A powerful proponent of clean energy, Carter embraced renewable energies because they would solve the energy crisis of the time — dependence on oil from insecure sources in the Middle East — without additional pollution.
In the summer of 1979, oil shortages in the wake of the Iranian Revolution caused mile-long gas lines. When Carter visited Los Angeles, his motorcade had to drive 20 miles out of its way to fill up.
At the White House, Carter dedicated 32 new solar panels on the roof. He promised that by 2000 the country would obtain 20% of its energy needs from solar and other renewables.
As the lines spread and frustrated motorists stole gas out of others' tanks, he told Americans in a nationally televised address that they would have to change their wasteful ways. It was a moral imperative on energy. The country needed a spiritual cleansing and it would start by driving less, car pooling and turning up thermostats.
What's often forgotten is what came next. The president devoted the rest of the speech to an $88 billion synthetic fuels program in which coal would play a major part. In stumping for the U.S. Synthetic Fuels Corporation, Carter said, "The United States is the Saudi Arabia of coal."
This plan infuriated environmentalists. "This is Armageddon," declared the Sierra Club.

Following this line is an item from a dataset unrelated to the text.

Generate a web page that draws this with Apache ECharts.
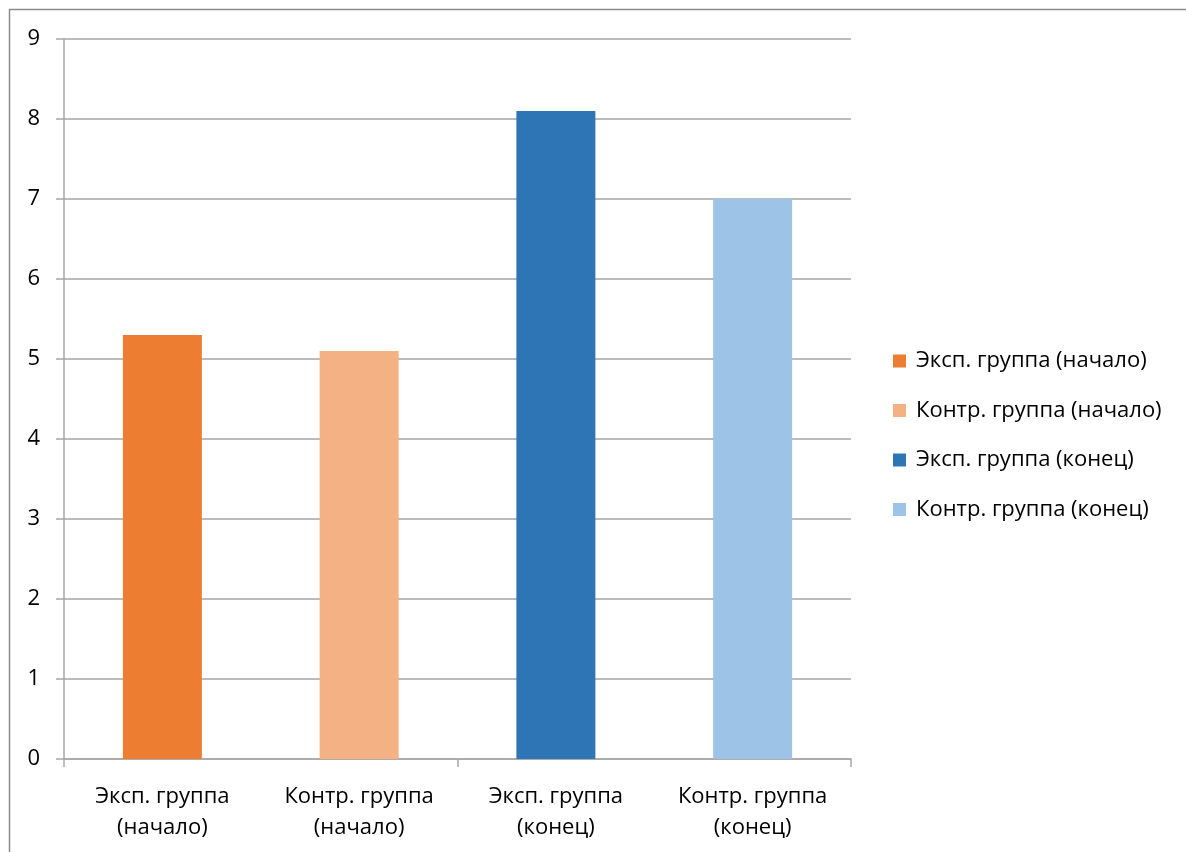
<!DOCTYPE html>
<html>
<head>
<meta charset="utf-8">
<style>
  html, body { margin: 0; padding: 0; background: #fff; }
  #chart { width: 1186px; height: 852px; }
</style>
<script src="https://cdn.jsdelivr.net/npm/echarts@6/dist/echarts.min.js"></script>
</head>
<body>
<div id="chart"></div>
<script>
// Group labels along the category axis (two lines each)
const categories = [
  'Эксп. группа\n(начало)',
  'Контр. группа\n(начало)',
  'Эксп. группа\n(конец)',
  'Контр. группа\n(конец)'
];
// Series names shown in the legend
const seriesNames = [
  'Эксп. группа (начало)',
  'Контр. группа (начало)',
  'Эксп. группа (конец)',
  'Контр. группа (конец)'
];
// Mean score of each group
const values = [5.3, 5.1, 8.1, 7.0];
const colors = ['#ED7D31', '#F4B183', '#2E75B6', '#9DC3E6'];
// Tick marks on the category axis separate the two halves (start / end)
const phases = ['начало', 'конец'];

const FONT = '"Open Sans", "Noto Sans", sans-serif';
const AXIS_GRAY = '#a6a6a6';

// Each group is its own series so it gets its own legend entry;
// the value is placed at that group's category, other slots stay empty.
const series = seriesNames.map((name, i) => ({
  name: name,
  type: 'bar',
  stack: 'groups',
  barWidth: 79,
  xAxisIndex: 0,
  itemStyle: { color: colors[i] },
  data: categories.map((_, j) => (j === i ? values[i] : '-'))
}));

const chart = echarts.init(document.getElementById('chart'), null, { renderer: 'canvas' });
chart.setOption({
  animation: false,
  backgroundColor: '#fff',
  graphic: [{
    type: 'rect',
    shape: { x: 9.5, y: 9.5, width: 1300, height: 1000 },
    style: { fill: 'none', stroke: '#8c8c8c', lineWidth: 1.5 },
    silent: true
  }],
  grid: { left: 64, right: 335, top: 39, bottom: 93, containLabel: false },
  legend: {
    orient: 'vertical',
    left: 893,
    top: 350,
    padding: 0,
    itemWidth: 13,
    itemHeight: 13,
    itemGap: 27.5,
    icon: 'rect',
    textStyle: { fontFamily: FONT, fontSize: 22, color: '#000', padding: [0, 0, 0, 5] },
    data: seriesNames
  },
  xAxis: [{
    type: 'category',
    data: categories,
    axisLine: { lineStyle: { color: AXIS_GRAY, width: 1.5 } },
    axisTick: { show: false },
    axisLabel: {
      interval: 0,
      margin: 22,
      fontFamily: FONT,
      fontSize: 22,
      color: '#000',
      lineHeight: 31
    }
  }, {
    type: 'category',
    position: 'bottom',
    data: phases,
    axisLine: { show: false },
    axisTick: { show: true, length: 8, lineStyle: { color: AXIS_GRAY, width: 1.5 } },
    axisLabel: { show: false },
    splitLine: { show: false }
  }],
  yAxis: {
    type: 'value',
    min: 0,
    max: 9,
    interval: 1,
    axisLine: { show: true, lineStyle: { color: AXIS_GRAY, width: 1.5 } },
    axisTick: { show: true, length: 8, lineStyle: { color: AXIS_GRAY, width: 1.5 } },
    splitLine: { lineStyle: { color: AXIS_GRAY, width: 1.5 } },
    axisLabel: { margin: 24, fontFamily: FONT, fontSize: 22, color: '#000' }
  },
  series: series
});
</script>
</body>
</html>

The Synthetics Fuels Corporation was a misguided effort that came to naught. Ultimately it fell under the ax of Ronald Reagan's budget cuts. But we can learn from Carter's effort. Reaching the goal of clean energy, he understood, required building coalitions and accepting political tradeoffs. Energy independence, from foreign sources and from fossil fuel dependence, meant making compromises.
As Carter pushed synthetic fuels, he supported the Alaska Lands Conservation Act that would preserve this wilderness from oil exploration. He also opposed the nuclear breeder reactor and limited offshore exploration.
To pass his National Energy Act, a multipart bill that included improving energy efficiency, cutting emissions, and encouraging adoption of energy saving and renewable technologies, he supported industrial conversion from oil and natural gas to coal.
Carter thought these deals were worth it. By 1981, American oil imports declined substantially and energy efficiency had improved.
Today, Clinton has an opportunity to find productive compromise. Even though she is likely to lose West Virginia in the general election — no Democrat has won the state since her husband in 1996 — she is there because of her commitment to solving today's energy crisis. Clinton's energy crisis is global warming. Like Carter, Clinton has to address this issue head on, while also recognizing the political tradeoffs that progress will require. That might make her unpopular in the primaries, but it is likely to give her a better chance at being effective in the Oval Office.
She needs to forge an alliance between the energy of the past and the energy of the future.
She has promised that by the end of her first term she will deploy half a billion solar panels. The country is indeed moving in that direction. More people got employment
installing solar panels than on oil rigs in 2015. But coal miners don't live where it is windy or sunny, so they are not the ones who are likely to benefit.
Clinton's visit to West Virginia is a recognition that as the country contemplates a new energy policy, it will require easing the transition from old to new sources. If she becomes president, she will have to figure out a broad political coalition to support the move to clean energy. The first step is addressing the anger of the coal miners, who understandably feel abandoned by the party that had long championed their interests. The long green road to energy reform will not be easy, but her visit to West Virginia suggests she understands the political challenges ahead.